● **PROBLEM TO SOLVE**
Write out again exactly the lines from the one containing "What React, TypeScript" through the one containing "const yTicks = [0, 5, 10, 15, 20, 25];", both included, and omit the pictures.

● **Dataset entries**
--- begin ---
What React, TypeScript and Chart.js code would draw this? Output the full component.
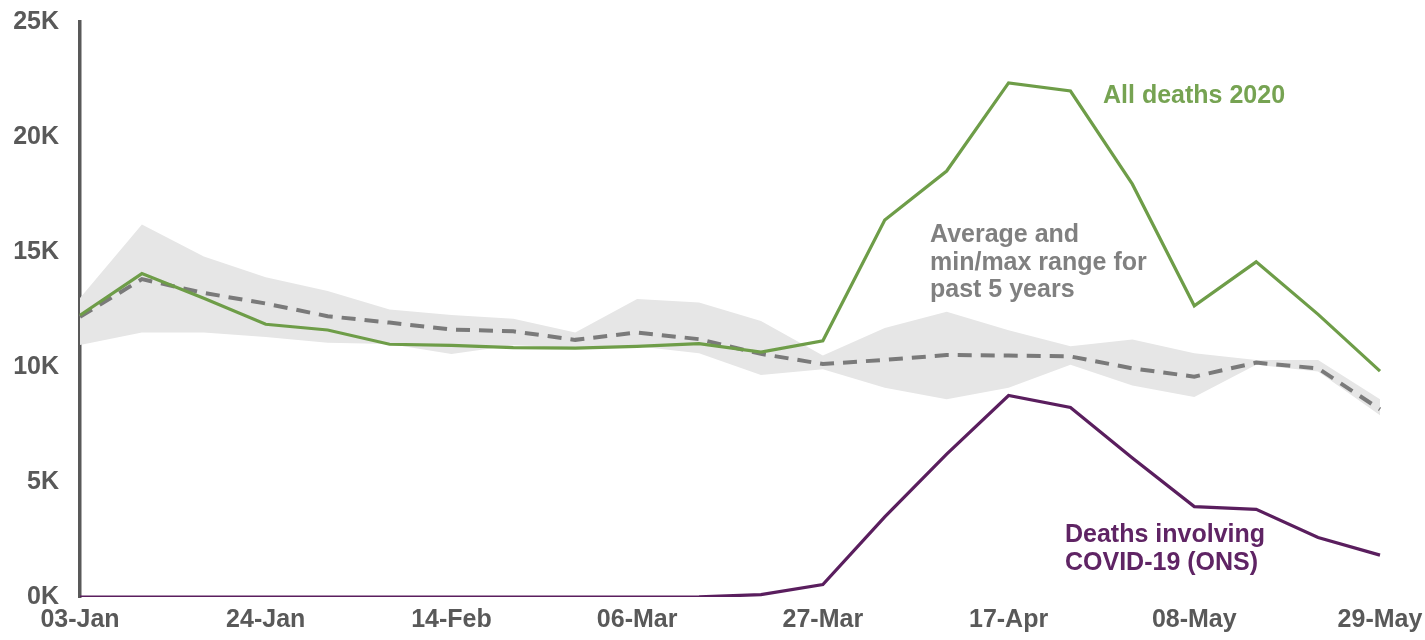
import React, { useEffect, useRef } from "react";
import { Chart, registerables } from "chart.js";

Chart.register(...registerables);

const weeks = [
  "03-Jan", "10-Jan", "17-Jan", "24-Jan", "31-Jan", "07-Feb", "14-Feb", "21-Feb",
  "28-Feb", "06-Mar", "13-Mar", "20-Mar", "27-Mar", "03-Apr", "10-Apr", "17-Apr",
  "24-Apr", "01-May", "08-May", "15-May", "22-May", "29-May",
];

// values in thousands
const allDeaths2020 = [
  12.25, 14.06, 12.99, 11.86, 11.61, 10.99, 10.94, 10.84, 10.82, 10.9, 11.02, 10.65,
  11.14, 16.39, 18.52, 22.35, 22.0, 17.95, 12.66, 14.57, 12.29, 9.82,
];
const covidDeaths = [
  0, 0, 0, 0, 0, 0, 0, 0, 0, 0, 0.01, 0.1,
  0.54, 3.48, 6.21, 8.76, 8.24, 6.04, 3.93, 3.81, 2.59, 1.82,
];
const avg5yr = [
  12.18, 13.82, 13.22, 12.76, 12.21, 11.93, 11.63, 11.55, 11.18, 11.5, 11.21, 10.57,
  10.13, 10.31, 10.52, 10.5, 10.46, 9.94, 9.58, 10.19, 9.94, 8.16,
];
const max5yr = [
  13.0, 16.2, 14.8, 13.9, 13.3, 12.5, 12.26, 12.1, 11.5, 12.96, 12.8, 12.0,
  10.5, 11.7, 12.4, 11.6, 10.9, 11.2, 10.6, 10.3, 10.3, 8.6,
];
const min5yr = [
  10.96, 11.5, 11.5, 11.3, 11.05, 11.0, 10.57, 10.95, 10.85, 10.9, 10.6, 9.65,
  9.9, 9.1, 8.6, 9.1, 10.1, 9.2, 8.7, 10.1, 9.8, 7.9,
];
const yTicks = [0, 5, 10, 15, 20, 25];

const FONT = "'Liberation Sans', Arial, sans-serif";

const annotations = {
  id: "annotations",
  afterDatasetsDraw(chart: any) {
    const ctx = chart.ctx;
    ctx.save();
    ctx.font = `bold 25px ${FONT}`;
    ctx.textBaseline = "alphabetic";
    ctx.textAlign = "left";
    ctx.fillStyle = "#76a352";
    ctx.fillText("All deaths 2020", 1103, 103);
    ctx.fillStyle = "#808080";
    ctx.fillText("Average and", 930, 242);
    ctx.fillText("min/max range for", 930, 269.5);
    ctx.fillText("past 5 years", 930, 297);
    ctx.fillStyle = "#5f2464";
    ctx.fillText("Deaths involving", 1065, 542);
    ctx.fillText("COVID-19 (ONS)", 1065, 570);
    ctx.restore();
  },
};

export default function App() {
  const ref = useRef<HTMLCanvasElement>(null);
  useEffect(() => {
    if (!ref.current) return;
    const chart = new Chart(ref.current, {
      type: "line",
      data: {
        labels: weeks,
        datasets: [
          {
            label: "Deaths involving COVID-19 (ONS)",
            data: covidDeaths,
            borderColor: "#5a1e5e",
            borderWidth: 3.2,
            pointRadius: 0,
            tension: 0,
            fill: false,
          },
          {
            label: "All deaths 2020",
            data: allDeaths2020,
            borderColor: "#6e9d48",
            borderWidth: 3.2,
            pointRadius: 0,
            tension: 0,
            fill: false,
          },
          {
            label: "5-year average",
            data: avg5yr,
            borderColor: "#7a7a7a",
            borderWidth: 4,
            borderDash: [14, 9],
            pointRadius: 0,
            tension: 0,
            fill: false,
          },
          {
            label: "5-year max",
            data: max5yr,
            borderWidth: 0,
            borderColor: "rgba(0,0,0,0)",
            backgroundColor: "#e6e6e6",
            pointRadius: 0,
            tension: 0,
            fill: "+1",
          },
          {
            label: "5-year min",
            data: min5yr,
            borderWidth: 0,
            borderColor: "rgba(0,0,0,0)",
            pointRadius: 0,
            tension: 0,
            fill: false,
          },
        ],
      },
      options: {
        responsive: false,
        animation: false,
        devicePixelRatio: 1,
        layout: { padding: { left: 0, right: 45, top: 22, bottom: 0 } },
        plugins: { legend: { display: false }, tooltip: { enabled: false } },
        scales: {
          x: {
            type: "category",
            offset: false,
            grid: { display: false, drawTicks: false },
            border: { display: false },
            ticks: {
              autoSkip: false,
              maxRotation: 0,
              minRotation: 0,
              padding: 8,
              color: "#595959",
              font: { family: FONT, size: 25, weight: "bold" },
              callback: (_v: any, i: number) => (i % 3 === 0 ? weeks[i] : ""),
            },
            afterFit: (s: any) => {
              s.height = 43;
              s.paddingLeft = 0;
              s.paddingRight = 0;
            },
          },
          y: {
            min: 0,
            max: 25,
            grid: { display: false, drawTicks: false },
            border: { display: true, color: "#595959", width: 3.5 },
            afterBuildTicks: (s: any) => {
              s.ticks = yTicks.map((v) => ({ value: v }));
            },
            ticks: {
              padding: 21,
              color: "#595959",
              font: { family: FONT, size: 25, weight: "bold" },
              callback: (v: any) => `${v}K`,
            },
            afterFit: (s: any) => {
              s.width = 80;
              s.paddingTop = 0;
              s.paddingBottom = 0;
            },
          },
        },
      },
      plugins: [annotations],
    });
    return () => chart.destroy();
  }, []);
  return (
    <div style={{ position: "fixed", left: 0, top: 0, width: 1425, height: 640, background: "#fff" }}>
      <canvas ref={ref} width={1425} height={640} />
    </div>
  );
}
--- end ---
--- begin ---
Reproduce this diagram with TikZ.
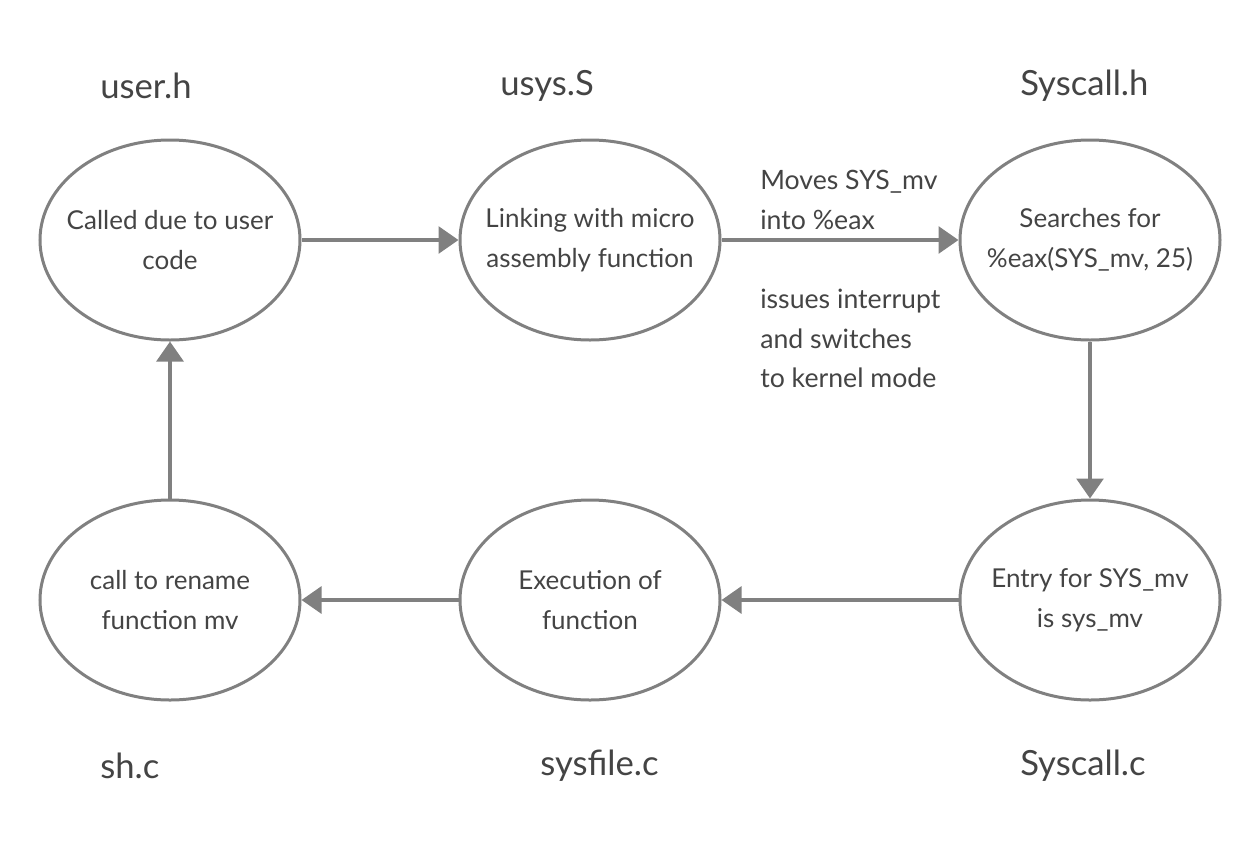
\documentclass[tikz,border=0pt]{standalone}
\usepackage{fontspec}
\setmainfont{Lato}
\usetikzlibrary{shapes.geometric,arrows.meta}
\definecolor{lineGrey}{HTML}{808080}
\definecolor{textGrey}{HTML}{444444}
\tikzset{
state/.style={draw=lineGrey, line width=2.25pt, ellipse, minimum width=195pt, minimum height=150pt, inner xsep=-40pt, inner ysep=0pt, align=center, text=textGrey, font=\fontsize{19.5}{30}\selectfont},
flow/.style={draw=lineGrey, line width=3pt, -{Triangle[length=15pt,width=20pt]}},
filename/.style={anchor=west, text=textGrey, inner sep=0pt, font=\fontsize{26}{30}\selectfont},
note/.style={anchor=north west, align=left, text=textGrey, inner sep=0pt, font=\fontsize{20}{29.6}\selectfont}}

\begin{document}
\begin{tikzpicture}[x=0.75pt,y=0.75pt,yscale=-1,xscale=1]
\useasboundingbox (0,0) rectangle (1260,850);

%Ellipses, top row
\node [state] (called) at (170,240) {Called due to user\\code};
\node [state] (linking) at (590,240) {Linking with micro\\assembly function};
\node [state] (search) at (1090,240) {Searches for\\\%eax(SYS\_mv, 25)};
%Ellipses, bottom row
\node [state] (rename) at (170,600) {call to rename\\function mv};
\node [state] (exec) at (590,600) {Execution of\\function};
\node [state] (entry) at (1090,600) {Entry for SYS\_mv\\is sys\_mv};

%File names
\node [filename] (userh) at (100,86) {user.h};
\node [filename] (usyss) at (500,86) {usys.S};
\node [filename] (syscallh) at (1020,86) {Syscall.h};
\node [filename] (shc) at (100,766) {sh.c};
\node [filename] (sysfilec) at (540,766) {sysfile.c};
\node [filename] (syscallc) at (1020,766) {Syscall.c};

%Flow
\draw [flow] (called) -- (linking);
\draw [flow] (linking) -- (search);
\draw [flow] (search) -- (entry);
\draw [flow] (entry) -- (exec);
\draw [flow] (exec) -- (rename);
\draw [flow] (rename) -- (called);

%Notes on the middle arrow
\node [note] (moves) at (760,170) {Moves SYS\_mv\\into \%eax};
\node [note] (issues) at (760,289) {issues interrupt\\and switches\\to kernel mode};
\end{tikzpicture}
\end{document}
--- end ---
● **CORRECT RESULT**
What React, TypeScript and Chart.js code would draw this? Output the full component.
import React, { useEffect, useRef } from "react";
import { Chart, registerables } from "chart.js";

Chart.register(...registerables);

const weeks = [
  "03-Jan", "10-Jan", "17-Jan", "24-Jan", "31-Jan", "07-Feb", "14-Feb", "21-Feb",
  "28-Feb", "06-Mar", "13-Mar", "20-Mar", "27-Mar", "03-Apr", "10-Apr", "17-Apr",
  "24-Apr", "01-May", "08-May", "15-May", "22-May", "29-May",
];

// values in thousands
const allDeaths2020 = [
  12.25, 14.06, 12.99, 11.86, 11.61, 10.99, 10.94, 10.84, 10.82, 10.9, 11.02, 10.65,
  11.14, 16.39, 18.52, 22.35, 22.0, 17.95, 12.66, 14.57, 12.29, 9.82,
];
const covidDeaths = [
  0, 0, 0, 0, 0, 0, 0, 0, 0, 0, 0.01, 0.1,
  0.54, 3.48, 6.21, 8.76, 8.24, 6.04, 3.93, 3.81, 2.59, 1.82,
];
const avg5yr = [
  12.18, 13.82, 13.22, 12.76, 12.21, 11.93, 11.63, 11.55, 11.18, 11.5, 11.21, 10.57,
  10.13, 10.31, 10.52, 10.5, 10.46, 9.94, 9.58, 10.19, 9.94, 8.16,
];
const max5yr = [
  13.0, 16.2, 14.8, 13.9, 13.3, 12.5, 12.26, 12.1, 11.5, 12.96, 12.8, 12.0,
  10.5, 11.7, 12.4, 11.6, 10.9, 11.2, 10.6, 10.3, 10.3, 8.6,
];
const min5yr = [
  10.96, 11.5, 11.5, 11.3, 11.05, 11.0, 10.57, 10.95, 10.85, 10.9, 10.6, 9.65,
  9.9, 9.1, 8.6, 9.1, 10.1, 9.2, 8.7, 10.1, 9.8, 7.9,
];
const yTicks = [0, 5, 10, 15, 20, 25];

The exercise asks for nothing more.